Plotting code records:

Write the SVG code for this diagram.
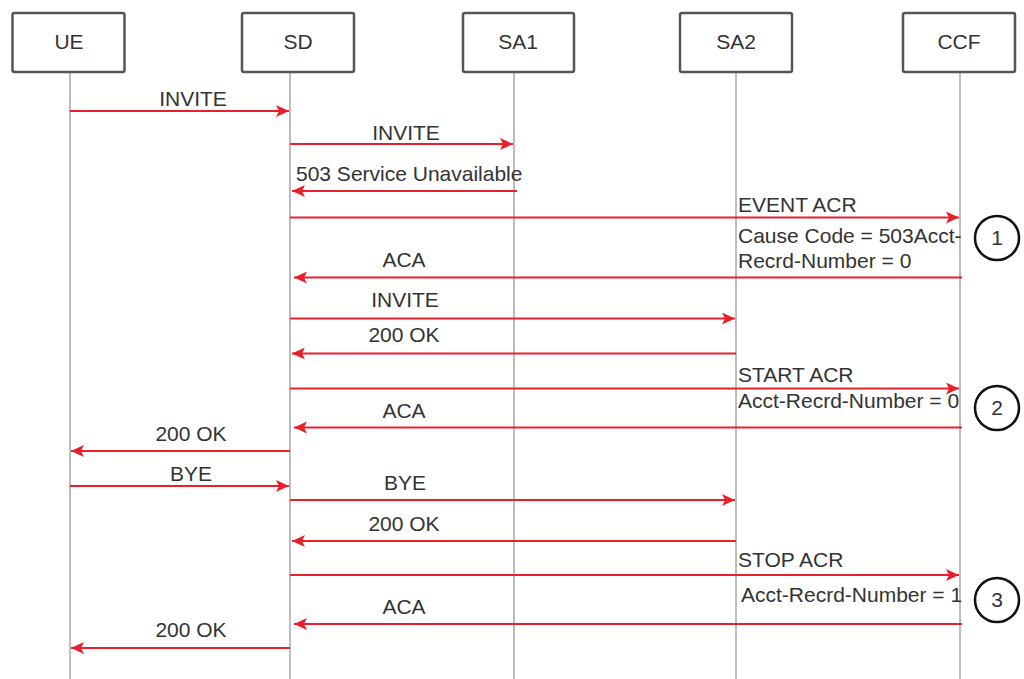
<svg xmlns="http://www.w3.org/2000/svg" width="1024" height="679" viewBox="0 0 1024 679">
<style>
.box{fill:#fff;stroke:#555;stroke-width:2.5}
.life{stroke:#bdbdbd;stroke-width:2}
.msg{stroke:#e8202c;stroke-width:2;fill:none;marker-end:url(#ah)}
text{font-family:"Liberation Sans",Arial,sans-serif;font-size:21px;fill:#333}
.c{text-anchor:middle}
.num{fill:#fff;stroke:#111;stroke-width:2.5}
</style>
<defs>
<marker id="ah" markerUnits="userSpaceOnUse" viewBox="0 0 13 12" markerWidth="13" markerHeight="12" refX="13" refY="6" orient="auto">
<path d="M0,0 L13,6 L0,12 L3,6 z" fill="#e8202c"/>
</marker>
</defs>
<rect width="1024" height="679" fill="#fff"/>
<g id="lifelines">
<line class="life" x1="70" y1="72" x2="70" y2="679"/>
<line class="life" x1="290" y1="72" x2="290" y2="679"/>
<line class="life" x1="514" y1="72" x2="514" y2="679"/>
<line class="life" x1="736" y1="72" x2="736" y2="679"/>
<line class="life" x1="960" y1="72" x2="960" y2="679"/>
</g>
<g id="UE"><rect class="box" x="12.5" y="13" width="112" height="59" rx="2"/><text class="c" x="69" y="49">UE</text></g>
<g id="SD"><rect class="box" x="242" y="13" width="112" height="59" rx="2"/><text class="c" x="298" y="49">SD</text></g>
<g id="SA1"><rect class="box" x="463" y="13" width="111" height="59" rx="2"/><text class="c" x="518" y="49">SA1</text></g>
<g id="SA2"><rect class="box" x="680" y="13" width="112" height="59" rx="2"/><text class="c" x="736" y="49">SA2</text></g>
<g id="CCF"><rect class="box" x="903" y="13" width="112" height="59" rx="2"/><text class="c" x="959" y="49">CCF</text></g>
<g id="connectors">
<line class="msg" x1="70" y1="111" x2="289" y2="111"/>
<line class="msg" x1="290" y1="144" x2="513" y2="144"/>
<line class="msg" x1="517" y1="191" x2="292" y2="191"/>
<line class="msg" x1="290" y1="217.5" x2="959" y2="217.5"/>
<line class="msg" x1="962" y1="277.5" x2="294" y2="277.5"/>
<line class="msg" x1="290" y1="318.5" x2="735" y2="318.5"/>
<line class="msg" x1="736" y1="353.5" x2="292" y2="353.5"/>
<line class="msg" x1="290" y1="388.5" x2="959" y2="388.5"/>
<line class="msg" x1="962" y1="427.5" x2="294" y2="427.5"/>
<line class="msg" x1="290" y1="451" x2="71" y2="451"/>
<line class="msg" x1="70" y1="486" x2="289" y2="486"/>
<line class="msg" x1="290" y1="500" x2="735" y2="500"/>
<line class="msg" x1="736" y1="541" x2="292" y2="541"/>
<line class="msg" x1="290" y1="575" x2="959" y2="575"/>
<line class="msg" x1="962" y1="624" x2="294" y2="624"/>
<line class="msg" x1="290" y1="648" x2="71" y2="648"/>
</g>
<g id="labels">
<text class="c" x="193" y="106">INVITE</text>
<text class="c" x="406" y="140">INVITE</text>
<text x="296" y="181">503 Service Unavailable</text>
<text x="738" y="212">EVENT ACR</text>
<text x="738" y="243">Cause Code = 503Acct-</text>
<text x="738" y="268">Recrd-Number = 0</text>
<text class="c" x="404" y="267">ACA</text>
<text class="c" x="405" y="307">INVITE</text>
<text class="c" x="404" y="342">200 OK</text>
<text x="738" y="382">START ACR</text>
<text x="738" y="408">Acct-Recrd-Number = 0</text>
<text class="c" x="404" y="418">ACA</text>
<text class="c" x="191" y="441">200 OK</text>
<text class="c" x="191" y="481">BYE</text>
<text class="c" x="405" y="490">BYE</text>
<text class="c" x="404" y="531">200 OK</text>
<text x="738" y="567">STOP ACR</text>
<text x="741" y="602">Acct-Recrd-Number = 1</text>
<text class="c" x="404" y="614">ACA</text>
<text class="c" x="191" y="637">200 OK</text>
</g>
<g id="note1"><circle class="num" cx="997" cy="238" r="22"/><text class="c" x="997" y="245">1</text></g>
<g id="note2"><circle class="num" cx="997" cy="408" r="22"/><text class="c" x="997" y="415">2</text></g>
<g id="note3"><circle class="num" cx="997" cy="600" r="22"/><text class="c" x="997" y="607">3</text></g>
</svg>
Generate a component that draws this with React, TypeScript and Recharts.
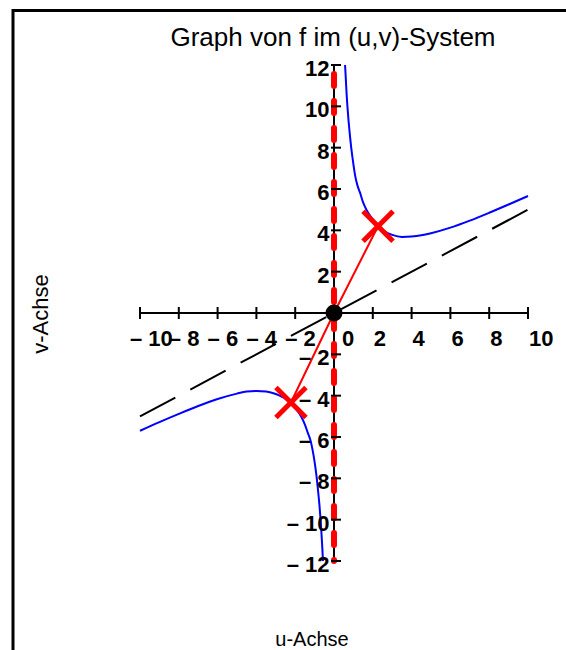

• TASK GOAL: Go through the listing above and quote it exactly, apart from its images.

• PROBLEM SOLUTION:
Write the SVG code for this diagram.
<svg xmlns="http://www.w3.org/2000/svg" width="1024" height="679" viewBox="0 0 1024 679">
<style>
.box{fill:#fff;stroke:#555;stroke-width:2.5}
.life{stroke:#bdbdbd;stroke-width:2}
.msg{stroke:#e8202c;stroke-width:2;fill:none;marker-end:url(#ah)}
text{font-family:"Liberation Sans",Arial,sans-serif;font-size:21px;fill:#333}
.c{text-anchor:middle}
.num{fill:#fff;stroke:#111;stroke-width:2.5}
</style>
<defs>
<marker id="ah" markerUnits="userSpaceOnUse" viewBox="0 0 13 12" markerWidth="13" markerHeight="12" refX="13" refY="6" orient="auto">
<path d="M0,0 L13,6 L0,12 L3,6 z" fill="#e8202c"/>
</marker>
</defs>
<rect width="1024" height="679" fill="#fff"/>
<g id="lifelines">
<line class="life" x1="70" y1="72" x2="70" y2="679"/>
<line class="life" x1="290" y1="72" x2="290" y2="679"/>
<line class="life" x1="514" y1="72" x2="514" y2="679"/>
<line class="life" x1="736" y1="72" x2="736" y2="679"/>
<line class="life" x1="960" y1="72" x2="960" y2="679"/>
</g>
<g id="UE"><rect class="box" x="12.5" y="13" width="112" height="59" rx="2"/><text class="c" x="69" y="49">UE</text></g>
<g id="SD"><rect class="box" x="242" y="13" width="112" height="59" rx="2"/><text class="c" x="298" y="49">SD</text></g>
<g id="SA1"><rect class="box" x="463" y="13" width="111" height="59" rx="2"/><text class="c" x="518" y="49">SA1</text></g>
<g id="SA2"><rect class="box" x="680" y="13" width="112" height="59" rx="2"/><text class="c" x="736" y="49">SA2</text></g>
<g id="CCF"><rect class="box" x="903" y="13" width="112" height="59" rx="2"/><text class="c" x="959" y="49">CCF</text></g>
<g id="connectors">
<line class="msg" x1="70" y1="111" x2="289" y2="111"/>
<line class="msg" x1="290" y1="144" x2="513" y2="144"/>
<line class="msg" x1="517" y1="191" x2="292" y2="191"/>
<line class="msg" x1="290" y1="217.5" x2="959" y2="217.5"/>
<line class="msg" x1="962" y1="277.5" x2="294" y2="277.5"/>
<line class="msg" x1="290" y1="318.5" x2="735" y2="318.5"/>
<line class="msg" x1="736" y1="353.5" x2="292" y2="353.5"/>
<line class="msg" x1="290" y1="388.5" x2="959" y2="388.5"/>
<line class="msg" x1="962" y1="427.5" x2="294" y2="427.5"/>
<line class="msg" x1="290" y1="451" x2="71" y2="451"/>
<line class="msg" x1="70" y1="486" x2="289" y2="486"/>
<line class="msg" x1="290" y1="500" x2="735" y2="500"/>
<line class="msg" x1="736" y1="541" x2="292" y2="541"/>
<line class="msg" x1="290" y1="575" x2="959" y2="575"/>
<line class="msg" x1="962" y1="624" x2="294" y2="624"/>
<line class="msg" x1="290" y1="648" x2="71" y2="648"/>
</g>
<g id="labels">
<text class="c" x="193" y="106">INVITE</text>
<text class="c" x="406" y="140">INVITE</text>
<text x="296" y="181">503 Service Unavailable</text>
<text x="738" y="212">EVENT ACR</text>
<text x="738" y="243">Cause Code = 503Acct-</text>
<text x="738" y="268">Recrd-Number = 0</text>
<text class="c" x="404" y="267">ACA</text>
<text class="c" x="405" y="307">INVITE</text>
<text class="c" x="404" y="342">200 OK</text>
<text x="738" y="382">START ACR</text>
<text x="738" y="408">Acct-Recrd-Number = 0</text>
<text class="c" x="404" y="418">ACA</text>
<text class="c" x="191" y="441">200 OK</text>
<text class="c" x="191" y="481">BYE</text>
<text class="c" x="405" y="490">BYE</text>
<text class="c" x="404" y="531">200 OK</text>
<text x="738" y="567">STOP ACR</text>
<text x="741" y="602">Acct-Recrd-Number = 1</text>
<text class="c" x="404" y="614">ACA</text>
<text class="c" x="191" y="637">200 OK</text>
</g>
<g id="note1"><circle class="num" cx="997" cy="238" r="22"/><text class="c" x="997" y="245">1</text></g>
<g id="note2"><circle class="num" cx="997" cy="408" r="22"/><text class="c" x="997" y="415">2</text></g>
<g id="note3"><circle class="num" cx="997" cy="600" r="22"/><text class="c" x="997" y="607">3</text></g>
</svg>
Generate a component that draws this with React, TypeScript and Recharts.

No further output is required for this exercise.